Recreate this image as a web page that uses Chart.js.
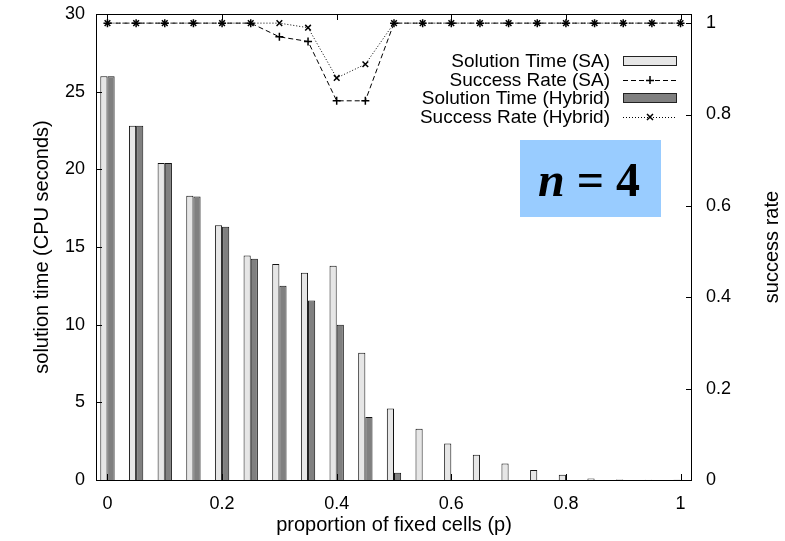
<!DOCTYPE html>
<html>
<head>
<meta charset="utf-8">
<script src="https://cdn.jsdelivr.net/npm/chart.js@4"></script>
<style>
  html, body { margin: 0; padding: 0; background: #fff; }
  #wrap { width: 785px; height: 541px; position: relative; }
</style>
</head>
<body>
<div id="wrap"><canvas id="chart"></canvas></div>
<script>
/* ---- Data ---- */
const P_VALUES = [0, 0.05, 0.1, 0.15, 0.2, 0.25, 0.3, 0.35, 0.4, 0.45, 0.5,
                  0.55, 0.6, 0.65, 0.7, 0.75, 0.8, 0.85, 0.9, 0.95, 1];
const SA_TIME  = [26.0, 22.8, 20.4, 18.3, 16.4, 14.45, 13.9, 13.35, 13.8, 8.2, 4.6,
                  3.3, 2.35, 1.63, 1.07, 0.64, 0.34, 0.09, 0.03, 0.02, 0.01];
const HY_TIME  = [26.0, 22.8, 20.4, 18.25, 16.3, 14.25, 12.5, 11.55, 10.0, 4.05, 0.47,
                  0, 0, 0, 0, 0, 0, 0, 0, 0, 0];
const SA_RATE  = [1, 1, 1, 1, 1, 1, 0.97, 0.96, 0.83, 0.83, 1,
                  1, 1, 1, 1, 1, 1, 1, 1, 1, 1];
const HY_RATE  = [1, 1, 1, 1, 1, 1, 1, 0.99, 0.88, 0.91, 1,
                  1, 1, 1, 1, 1, 1, 1, 1, 1, 1];

const X_TICKS  = [0, 0.2, 0.4, 0.6, 0.8, 1];
const Y_TICKS  = [0, 5, 10, 15, 20, 25, 30];
const Y2_TICKS = [0, 0.2, 0.4, 0.6, 0.8, 1];

const LEGEND_LABELS = ['Solution Time (SA)', 'Success Rate (SA)', 'Solution Time (Hybrid)', 'Success Rate (Hybrid)'];

/* ---- Style ---- */
const FONT = 'Liberation Sans, Arial, sans-serif';
const SERIF = 'Liberation Serif, DejaVu Serif, serif';
const SA_FILL = '#e6e6e6';
const HY_FILL = '#808080';
const DASH_SA = [5, 3];
const DASH_HY = [1, 2];

const pts = arr => P_VALUES.map((p, i) => ({ x: p, y: arr[i] }));
const fmt = v => String(Math.round(v * 10) / 10);

// fixed axis box sizes, no label overhang padding
const fixBox = (w, h) => s => {
  if (w != null) s.width = w;
  if (h != null) s.height = h;
  s.paddingTop = s.paddingBottom = s.paddingLeft = s.paddingRight = 0;
};

/* ---- Frame, inward ticks, titles, legend, label box ---- */
const decorPlugin = {
  id: 'decor',
  afterDraw(chart) {
    const { ctx, chartArea: a, scales } = chart;
    const T = 6;
    ctx.save();
    ctx.strokeStyle = '#000';
    ctx.lineWidth = 1;
    ctx.setLineDash([]);
    ctx.strokeRect(a.left + 0.5, a.top + 0.5, a.right - a.left - 1, a.bottom - a.top);

    ctx.beginPath();
    X_TICKS.forEach(v => {
      const x = Math.round(scales.x.getPixelForValue(v)) + 0.5;
      ctx.moveTo(x, a.bottom); ctx.lineTo(x, a.bottom - T);
      ctx.moveTo(x, a.top); ctx.lineTo(x, a.top + T);
    });
    Y_TICKS.forEach(v => {
      const y = Math.round(scales.y.getPixelForValue(v)) + 0.5;
      ctx.moveTo(a.left, y); ctx.lineTo(a.left + T, y);
    });
    Y2_TICKS.forEach(v => {
      const y = Math.round(scales.y2.getPixelForValue(v)) + 0.5;
      ctx.moveTo(a.right, y); ctx.lineTo(a.right - T, y);
    });
    ctx.stroke();

    // axis titles
    ctx.fillStyle = '#000';
    ctx.font = '20px ' + FONT;
    ctx.textAlign = 'center';
    ctx.textBaseline = 'alphabetic';
    ctx.fillText('proportion of fixed cells (p)', (a.left + a.right) / 2, 531);
    const midY = (a.top + a.bottom) / 2;
    ctx.save();
    ctx.translate(48, midY);
    ctx.rotate(-Math.PI / 2);
    ctx.fillText('solution time (CPU seconds)', 0, 0);
    ctx.restore();
    ctx.save();
    ctx.translate(778, midY);
    ctx.rotate(-Math.PI / 2);
    ctx.fillText('success rate', 0, 0);
    ctx.restore();

    // legend
    const rows = [67, 85.5, 104, 122.5];
    const tx = 610, sx0 = 623, sx1 = 677;
    ctx.font = '19px ' + FONT;
    ctx.textAlign = 'right';
    LEGEND_LABELS.forEach((lbl, i) => {
      const y = rows[i];
      const my = Math.round(y - 6);
      ctx.fillStyle = '#000';
      ctx.fillText(lbl, tx, y);
      if (i === 0 || i === 2) {
        ctx.fillStyle = i === 0 ? SA_FILL : HY_FILL;
        ctx.fillRect(sx0, my - 5, sx1 - sx0, 10);
        ctx.strokeStyle = '#222';
        ctx.strokeRect(sx0 + 0.5, my - 4.5, sx1 - sx0 - 1, 9);
      } else {
        ctx.strokeStyle = '#000';
        ctx.setLineDash(i === 1 ? DASH_SA : DASH_HY);
        ctx.beginPath();
        ctx.moveTo(sx0, my + 0.5); ctx.lineTo(sx1, my + 0.5);
        ctx.stroke();
        ctx.setLineDash([]);
        const cx = (sx0 + sx1) / 2, r = 4;
        ctx.lineWidth = 1.5;
        ctx.beginPath();
        if (i === 1) {
          ctx.moveTo(cx - r, my + 0.5); ctx.lineTo(cx + r, my + 0.5);
          ctx.moveTo(cx, my - r); ctx.lineTo(cx, my + r);
        } else {
          const d = r * 0.75;
          ctx.moveTo(cx - d, my - d); ctx.lineTo(cx + d, my + d);
          ctx.moveTo(cx - d, my + d); ctx.lineTo(cx + d, my - d);
        }
        ctx.stroke();
        ctx.lineWidth = 1;
      }
    });

    // n = 4 box
    ctx.fillStyle = '#99ccff';
    ctx.fillRect(520, 140, 141, 77);
    ctx.fillStyle = '#000';
    ctx.textAlign = 'left';
    const base = 196;
    const italic = 'italic bold 48px ' + SERIF;
    const upright = 'bold 48px ' + SERIF;
    const rest = ' = 4';
    ctx.font = italic;
    const nW = ctx.measureText('n').width;
    ctx.font = upright;
    const total = nW + ctx.measureText(rest).width;
    const start = 589 - total / 2;
    ctx.font = italic;
    ctx.fillText('n', start, base);
    ctx.font = upright;
    ctx.fillText(rest, start + nW, base);
    ctx.restore();
  }
};

/* ---- Chart ---- */
new Chart(document.getElementById('chart').getContext('2d'), {
  type: 'bar',
  data: {
    datasets: [
      {
        label: LEGEND_LABELS[0], data: pts(SA_TIME), yAxisID: 'y',
        backgroundColor: SA_FILL, borderColor: '#111', borderWidth: 1,
        categoryPercentage: 0.5, barPercentage: 1.0, order: 2
      },
      {
        label: LEGEND_LABELS[2], data: pts(HY_TIME), yAxisID: 'y',
        backgroundColor: HY_FILL, borderColor: '#111', borderWidth: 1,
        categoryPercentage: 0.5, barPercentage: 1.0, order: 3
      },
      {
        type: 'line', label: LEGEND_LABELS[1], data: pts(SA_RATE), yAxisID: 'y2',
        borderColor: '#000', borderWidth: 1, borderDash: DASH_SA,
        pointStyle: 'cross', pointRadius: 4, pointBorderWidth: 1.5,
        pointBorderColor: '#000', fill: false, tension: 0, order: 1
      },
      {
        type: 'line', label: LEGEND_LABELS[3], data: pts(HY_RATE), yAxisID: 'y2',
        borderColor: '#000', borderWidth: 1, borderDash: DASH_HY,
        pointStyle: 'crossRot', pointRadius: 4, pointBorderWidth: 1.5,
        pointBorderColor: '#000', fill: false, tension: 0, order: 0
      }
    ]
  },
  options: {
    responsive: true,
    maintainAspectRatio: false,
    animation: false,
    layout: { padding: { top: 14, left: 0, right: 0, bottom: 0 } },
    plugins: { legend: { display: false }, tooltip: { enabled: false } },
    scales: {
      x: {
        type: 'linear', min: -0.02, max: 1.02, offset: false,
        grid: { display: false, drawTicks: false, offset: false },
        border: { display: false },
        afterBuildTicks: s => { s.ticks = X_TICKS.map(v => ({ value: v })); },
        afterFit: fixBox(null, 61),
        ticks: { color: '#000', font: { family: FONT, size: 18 }, padding: 13, callback: fmt, maxRotation: 0 }
      },
      y: {
        position: 'left', min: 0, max: 30,
        grid: { display: false, drawTicks: false },
        border: { display: false },
        afterBuildTicks: s => { s.ticks = Y_TICKS.map(v => ({ value: v })); },
        afterFit: fixBox(96, null),
        ticks: { color: '#000', font: { family: FONT, size: 18 }, padding: 11 }
      },
      y2: {
        position: 'right', min: 0, max: 1.02,
        grid: { display: false, drawTicks: false },
        border: { display: false },
        afterBuildTicks: s => { s.ticks = Y2_TICKS.map(v => ({ value: v })); },
        afterFit: fixBox(93, null),
        ticks: { color: '#000', font: { family: FONT, size: 18 }, padding: 14, callback: fmt }
      }
    }
  },
  plugins: [decorPlugin]
});
</script>
</body>
</html>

• • • •

SET EXERCISE: Would you reproduce the lines above, from the very first through the line containing "const fmt = v", exactly and without the pictures?

WRITTEN RESPONSE:
Recreate this image as a web page that uses Chart.js.
<!DOCTYPE html>
<html>
<head>
<meta charset="utf-8">
<script src="https://cdn.jsdelivr.net/npm/chart.js@4"></script>
<style>
  html, body { margin: 0; padding: 0; background: #fff; }
  #wrap { width: 785px; height: 541px; position: relative; }
</style>
</head>
<body>
<div id="wrap"><canvas id="chart"></canvas></div>
<script>
/* ---- Data ---- */
const P_VALUES = [0, 0.05, 0.1, 0.15, 0.2, 0.25, 0.3, 0.35, 0.4, 0.45, 0.5,
                  0.55, 0.6, 0.65, 0.7, 0.75, 0.8, 0.85, 0.9, 0.95, 1];
const SA_TIME  = [26.0, 22.8, 20.4, 18.3, 16.4, 14.45, 13.9, 13.35, 13.8, 8.2, 4.6,
                  3.3, 2.35, 1.63, 1.07, 0.64, 0.34, 0.09, 0.03, 0.02, 0.01];
const HY_TIME  = [26.0, 22.8, 20.4, 18.25, 16.3, 14.25, 12.5, 11.55, 10.0, 4.05, 0.47,
                  0, 0, 0, 0, 0, 0, 0, 0, 0, 0];
const SA_RATE  = [1, 1, 1, 1, 1, 1, 0.97, 0.96, 0.83, 0.83, 1,
                  1, 1, 1, 1, 1, 1, 1, 1, 1, 1];
const HY_RATE  = [1, 1, 1, 1, 1, 1, 1, 0.99, 0.88, 0.91, 1,
                  1, 1, 1, 1, 1, 1, 1, 1, 1, 1];

const X_TICKS  = [0, 0.2, 0.4, 0.6, 0.8, 1];
const Y_TICKS  = [0, 5, 10, 15, 20, 25, 30];
const Y2_TICKS = [0, 0.2, 0.4, 0.6, 0.8, 1];

const LEGEND_LABELS = ['Solution Time (SA)', 'Success Rate (SA)', 'Solution Time (Hybrid)', 'Success Rate (Hybrid)'];

/* ---- Style ---- */
const FONT = 'Liberation Sans, Arial, sans-serif';
const SERIF = 'Liberation Serif, DejaVu Serif, serif';
const SA_FILL = '#e6e6e6';
const HY_FILL = '#808080';
const DASH_SA = [5, 3];
const DASH_HY = [1, 2];

const pts = arr => P_VALUES.map((p, i) => ({ x: p, y: arr[i] }));
const fmt = v => String(Math.round(v * 10) / 10);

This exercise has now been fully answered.